> [Data segment]:
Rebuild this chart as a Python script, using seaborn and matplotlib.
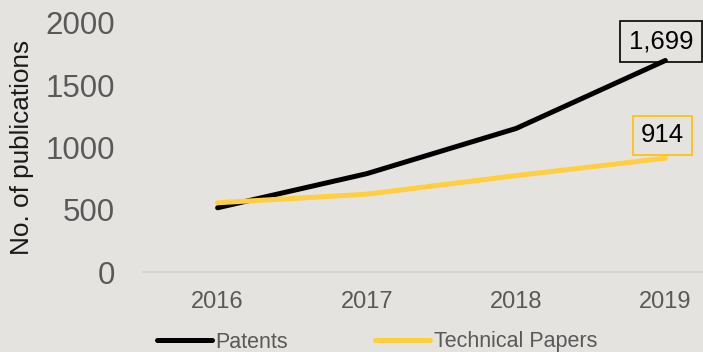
import matplotlib
matplotlib.use("Agg")
import matplotlib.pyplot as plt
import seaborn as sns
import pandas as pd

years = ["2016", "2017", "2018", "2019"]
patents = [516, 790, 1153, 1699]
papers = [556, 625, 774, 914]
series_names = ["Patents", "Technical Papers"]
yticks = [0, 500, 1000, 1500, 2000]

df = pd.DataFrame({
    "Year": years * 2,
    "Count": patents + papers,
    "Series": [series_names[0]] * 4 + [series_names[1]] * 4,
})

sns.set_theme(style="white")
plt.rcParams["font.family"] = ["Liberation Sans", "DejaVu Sans"]

bg = "#e4e3df"
black = "#000000"
yellow = "#ffcf40"
tick_gray = "#595959"

fig = plt.figure(figsize=(7.03, 3.52), dpi=100, facecolor=bg)
ax = fig.add_axes([143 / 703, 1 - 272 / 352, 597 / 703, (272 - 23) / 352])
ax.set_facecolor(bg)

sns.lineplot(data=df, x="Year", y="Count", hue="Series", sort=False,
             palette={series_names[0]: black, series_names[1]: yellow},
             linewidth=3.6, ax=ax, legend=True)
for ln in ax.lines:
    ln.set_solid_capstyle("round")
    ln.set_clip_on(False)

ax.set_xlim(-0.5, 3.5)
ax.set_ylim(0, 2000)
ax.set_yticks(yticks)
ax.set_yticklabels([str(v) for v in yticks])
for s in ["top", "right", "left"]:
    ax.spines[s].set_visible(False)
ax.spines["bottom"].set_color("#d6d5d2")
ax.spines["bottom"].set_linewidth(1.3)
ax.tick_params(axis="y", labelsize=22.5, colors=tick_gray, length=0, pad=20)
ax.tick_params(axis="x", labelsize=17, colors=tick_gray, length=0, pad=14)
ax.set_xlabel("")
ax.set_ylabel("No. of publications", fontsize=18.8, color="#1a1a1a")
ax.yaxis.set_label_coords((34 - 143) / 597, 0.5 + (148 - 147.5) / 249)

# end-value annotations
ax.annotate(f"{patents[-1]:,}", xy=(3, patents[-1]), xytext=(-3, 14),
            textcoords="offset points", ha="center", va="center",
            fontsize=18.5, color="#000000",
            bbox=dict(boxstyle="square,pad=0.33", fc="none", ec=black, lw=1.2),
            annotation_clip=False)
ax.annotate(f"{papers[-1]:,}", xy=(3, papers[-1]), xytext=(-2, 16.5),
            textcoords="offset points", ha="center", va="center",
            fontsize=18.5, color="#000000",
            bbox=dict(boxstyle="square,pad=0.3", fc="none", ec="#ffc000", lw=1.2),
            annotation_clip=False)

handles, labels = ax.get_legend_handles_labels()
ax.get_legend().remove()
leg = fig.legend(handles, labels, loc="center",
                 bbox_to_anchor=(377 / 703, 1 - 342 / 352), ncol=2,
                 frameon=False, fontsize=15.5, handlelength=2.56,
                 handletextpad=0.15, columnspacing=4.05, borderpad=0,
                 borderaxespad=0)
for t in leg.get_texts():
    t.set_color(tick_gray)
for h in leg.get_lines():
    h.set_linewidth(3.6)
    h.set_solid_capstyle("round")

fig.savefig("out.png", dpi=100, facecolor=bg)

> [Goal of the exercise]: Return the listing above word for word, with the pictures removed.

> [Result below]:
Rebuild this chart as a Python script, using seaborn and matplotlib.
import matplotlib
matplotlib.use("Agg")
import matplotlib.pyplot as plt
import seaborn as sns
import pandas as pd

years = ["2016", "2017", "2018", "2019"]
patents = [516, 790, 1153, 1699]
papers = [556, 625, 774, 914]
series_names = ["Patents", "Technical Papers"]
yticks = [0, 500, 1000, 1500, 2000]

df = pd.DataFrame({
    "Year": years * 2,
    "Count": patents + papers,
    "Series": [series_names[0]] * 4 + [series_names[1]] * 4,
})

sns.set_theme(style="white")
plt.rcParams["font.family"] = ["Liberation Sans", "DejaVu Sans"]

bg = "#e4e3df"
black = "#000000"
yellow = "#ffcf40"
tick_gray = "#595959"

fig = plt.figure(figsize=(7.03, 3.52), dpi=100, facecolor=bg)
ax = fig.add_axes([143 / 703, 1 - 272 / 352, 597 / 703, (272 - 23) / 352])
ax.set_facecolor(bg)

sns.lineplot(data=df, x="Year", y="Count", hue="Series", sort=False,
             palette={series_names[0]: black, series_names[1]: yellow},
             linewidth=3.6, ax=ax, legend=True)
for ln in ax.lines:
    ln.set_solid_capstyle("round")
    ln.set_clip_on(False)

ax.set_xlim(-0.5, 3.5)
ax.set_ylim(0, 2000)
ax.set_yticks(yticks)
ax.set_yticklabels([str(v) for v in yticks])
for s in ["top", "right", "left"]:
    ax.spines[s].set_visible(False)
ax.spines["bottom"].set_color("#d6d5d2")
ax.spines["bottom"].set_linewidth(1.3)
ax.tick_params(axis="y", labelsize=22.5, colors=tick_gray, length=0, pad=20)
ax.tick_params(axis="x", labelsize=17, colors=tick_gray, length=0, pad=14)
ax.set_xlabel("")
ax.set_ylabel("No. of publications", fontsize=18.8, color="#1a1a1a")
ax.yaxis.set_label_coords((34 - 143) / 597, 0.5 + (148 - 147.5) / 249)

# end-value annotations
ax.annotate(f"{patents[-1]:,}", xy=(3, patents[-1]), xytext=(-3, 14),
            textcoords="offset points", ha="center", va="center",
            fontsize=18.5, color="#000000",
            bbox=dict(boxstyle="square,pad=0.33", fc="none", ec=black, lw=1.2),
            annotation_clip=False)
ax.annotate(f"{papers[-1]:,}", xy=(3, papers[-1]), xytext=(-2, 16.5),
            textcoords="offset points", ha="center", va="center",
            fontsize=18.5, color="#000000",
            bbox=dict(boxstyle="square,pad=0.3", fc="none", ec="#ffc000", lw=1.2),
            annotation_clip=False)

handles, labels = ax.get_legend_handles_labels()
ax.get_legend().remove()
leg = fig.legend(handles, labels, loc="center",
                 bbox_to_anchor=(377 / 703, 1 - 342 / 352), ncol=2,
                 frameon=False, fontsize=15.5, handlelength=2.56,
                 handletextpad=0.15, columnspacing=4.05, borderpad=0,
                 borderaxespad=0)
for t in leg.get_texts():
    t.set_color(tick_gray)
for h in leg.get_lines():
    h.set_linewidth(3.6)
    h.set_solid_capstyle("round")

fig.savefig("out.png", dpi=100, facecolor=bg)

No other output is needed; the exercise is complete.